Renaît aujourd'hui dans le monde, plus violent que jamais, le divorce entre la raison et la foi qui se traduit, d'une part, par la pensée radicale de l'islam, activée par une hostilité principielle à l’Occident, et, de l'autre, par le relativisme philosophique et les doctrines du pluralisme et de la complexité.
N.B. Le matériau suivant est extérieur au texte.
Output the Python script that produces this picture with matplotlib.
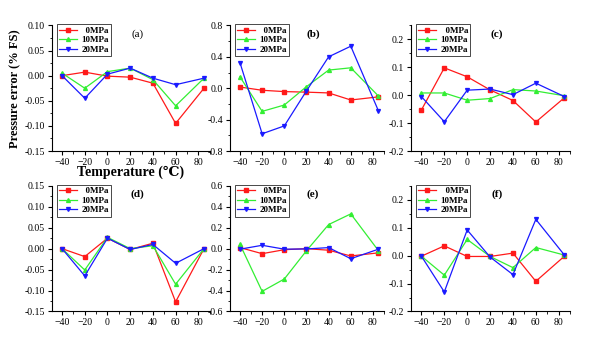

Si les idées des Lumières ont engendré la civilisation des Droits de l'homme et de la Révolution et si ses grands noms restent Voltaire, Montesquieu Rousseau et Kant, la rupture du rationalisme avec la pensée de la tradition, s'incarnant politiquement dans les courants jacobins, contesta radicalement les idées reçues et l'ordre établi.

Dans le climat du renouveau intellectuel du XVIIIe, l'opposition aux Lumières se fit au nom de l’affirmation d'une « autre modernité », qui eut pour pères spirituels Edmund Burke (1729-1797, historien anglo-irlandais) et Johann Gottfried Herder (1744-1803, pasteur et patriote allemand).

Ceux-ci réfutèrent les idées universelles au nom de l'importance des communautés originelles, le peuple ou l'ethnos, la Gemeinschaft au lieu de la Gesellschaft, seules matrices culturelles de l'« essence » spirituelle de l'individu, baigné dans la particularité d'une histoire collective toujours singulière.

Ce sont là les origines occidentales du conservatisme libéral, s’opposant au déracinement de l’abstraction et au culte des idées, faites pour être aimées par elles mêmes dans le seul but de réinventer le monde.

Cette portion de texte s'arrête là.